Model-oriented Graph Distances via Partially Ordered Sets
Armeen Taeb, F. Richard Guo, Leonard Henckel
TL;DR
The authors address how to define a meaningful distance between graphs across probabilistic and causal graph classes by treating each graph as a statistical model and organizing graphs into a poset under model inclusion. They define the model-oriented distance $d_{\\mathcal{L}}$ as the length of the shortest path in the Hasse diagram of the poset, proving it is a metric under suitable conditions and deriving class-specific characterizations. The framework is instantiated for four graph families (UGs, DAGs, CPDAGs, MPDAGs), with structural results (gradedness in some cases, non-gradedness in others), bounds, and efficient A* based algorithms for computation and bounding.
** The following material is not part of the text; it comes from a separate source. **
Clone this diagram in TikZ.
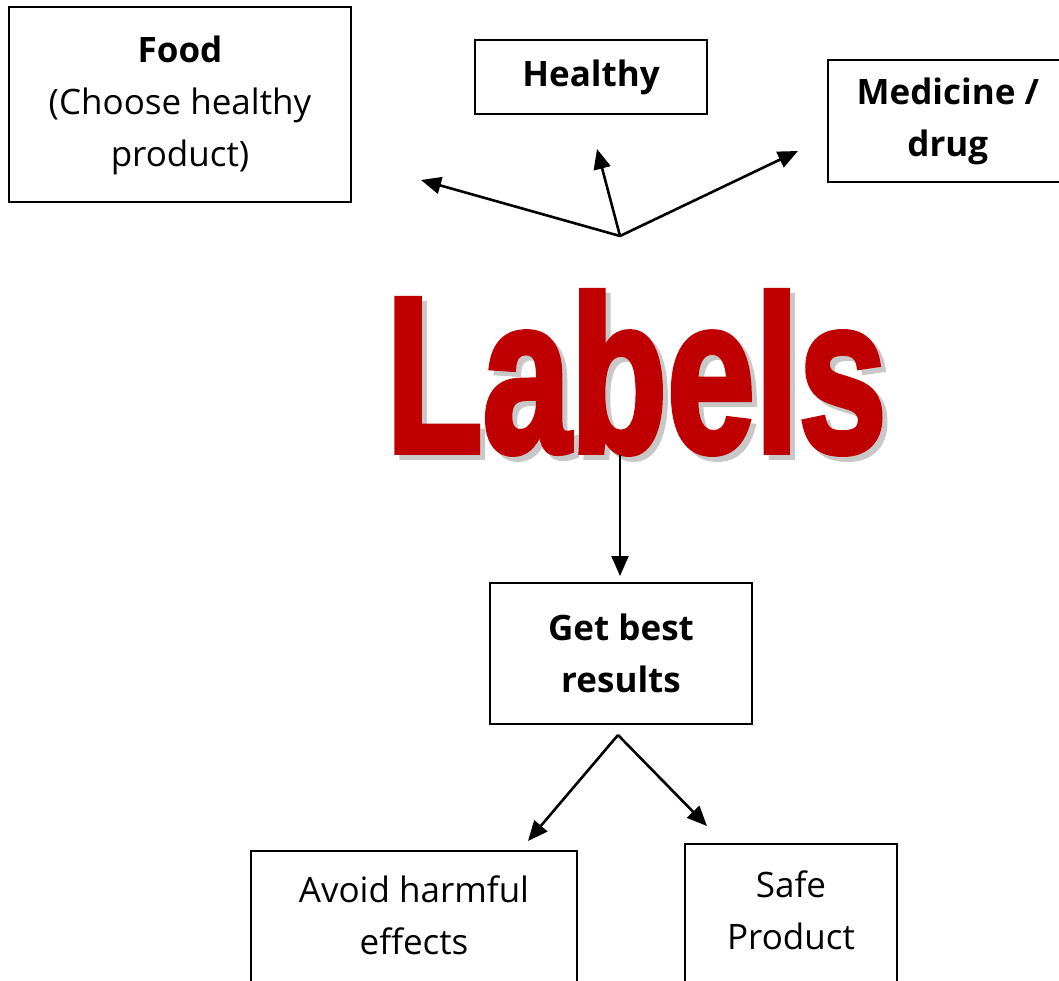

The work highlights substantial differences from traditional SHD and SID, demonstrates tractable simplifications for polytrees, and provides practical algorithms to quantify semantic distances in both probabilistic and causal settings, enabling better benchmarking, consensus finding, and sensitivity analyses in structure learning.
Abstract
A well-defined distance on the parameter space is key to evaluating estimators, ensuring consistency, and building confidence sets. While there are typically standard distances to adopt in a continuous space, this is not the case for combinatorial parameters such as graphs that represent statistical models. Existing proposals like the structural Hamming distance are defined on the graphs rather than the models they represent and can hence lead to undesirable behaviors. We propose a model-oriented framework for defining the distance between graphs that is applicable across many different graph classes. Our approach treats each graph as a statistical model and organizes the graphs in a partially ordered set based on model inclusion. This induces a neighborhood structure, from which we define the model-oriented distance as the length of a shortest path through neighbors, yielding a metric in the space of graphs. We apply this framework to both probabilistic graphical models (e.g., undirected graphs and completed partially directed acyclic graphs) and causal graphical models (e.g., directed acyclic graphs and maximally oriented partially directed acyclic graphs). We analyze the theoretical and empirical behaviors of model-oriented distances. Algorithmic tools are also developed for computing and bounding these distances.